Earlier this year, the DDC released a report entitled “Wright-Patt 2030” outlining the region’s strategic efforts to grow and retain missions while encouraging and growing community partnerships and industries that support the base. Calling it the engine of the regional economy, the report found that by itself, the base generates more than 80,000 jobs and $16 billion in economic activity, a substantial portion of the regional jobs and economic activity created by military and federal institutions in the region

“Dayton’s future economic viability is inextricably linked to the success of the military, federal and defense industry and WPAFB’s role as the region’s stabilizing economic force,” adds Hoagland. “To secure our economic future, the community must protect Wright-Patt.”

The Wright-Patt 2030 strategy focuses on four pillars: advocacy, outreach, partnerships and industry. It also found that the entire Dayton region benefits from a community-based strategy focused on protecting Wright-Patt.
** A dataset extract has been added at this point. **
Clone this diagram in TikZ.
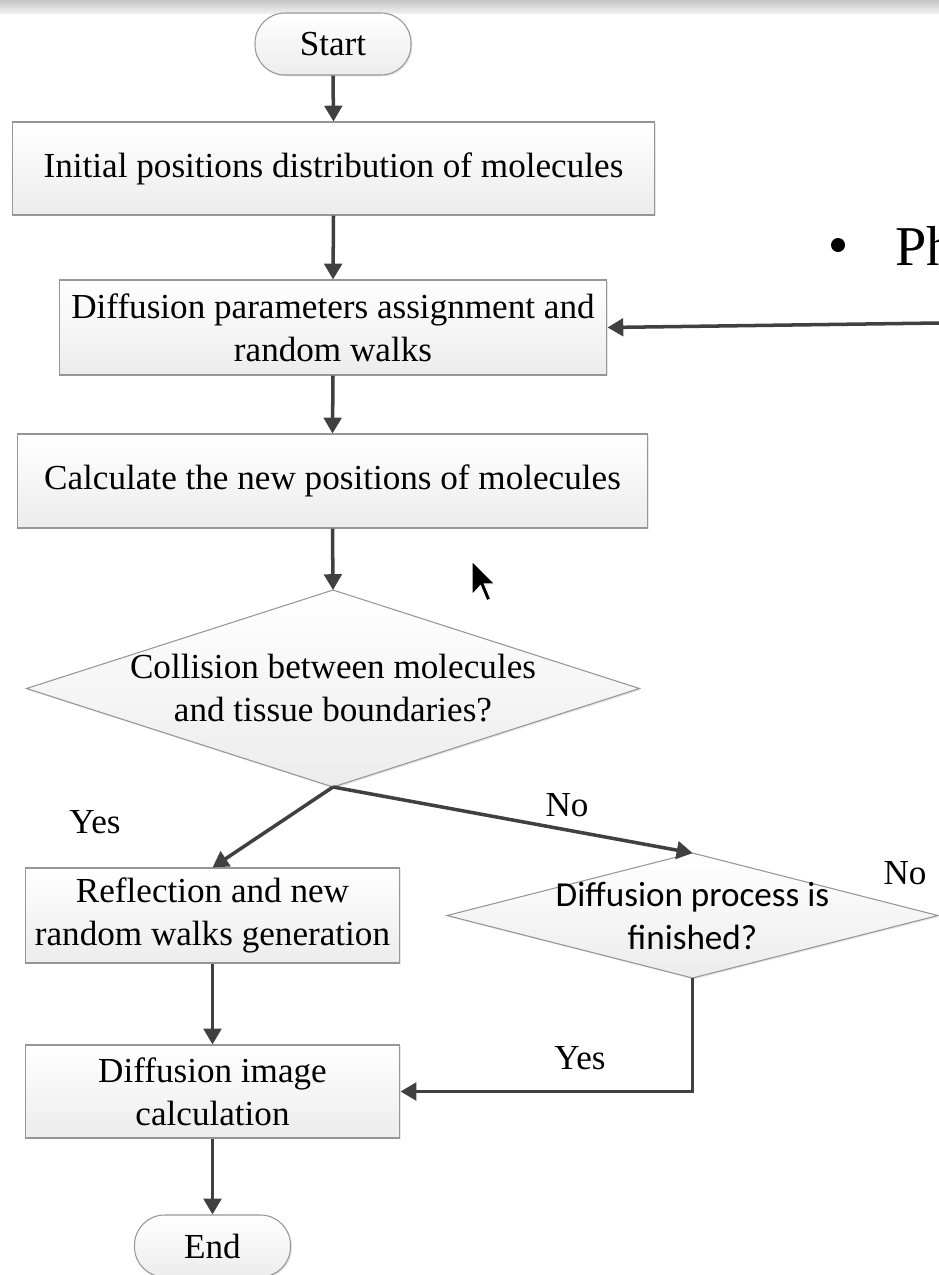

Targeted efforts will ultimately increase the military value of the installation and position Dayton to retain existing WPAFB operations and gain additional missions.
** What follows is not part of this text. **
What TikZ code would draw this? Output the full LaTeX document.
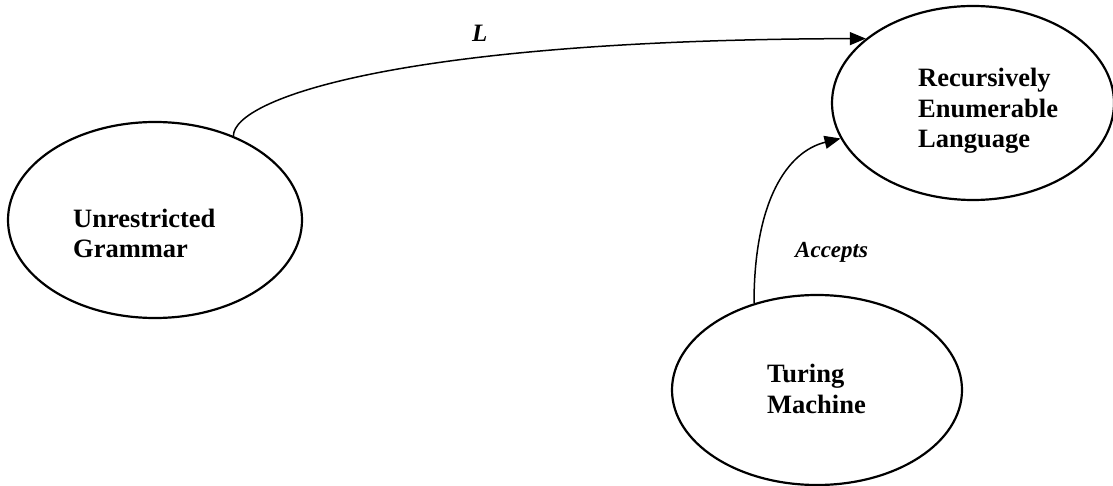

“While there are no immediate plans for a congressionally mandated Base Realignment & Closure (BRAC) round, the threat of mission movement never goes away,” says Elaine Bryant, the DDC’s executive vice president of Aerospace and Defense. “Wright-Patt 2030 takes that a step further to ensure the region’s long-term strategy aligns with national defense priorities to attract new capability and mission sets into the region through demonstrated community partnerships and deliberate community investment.”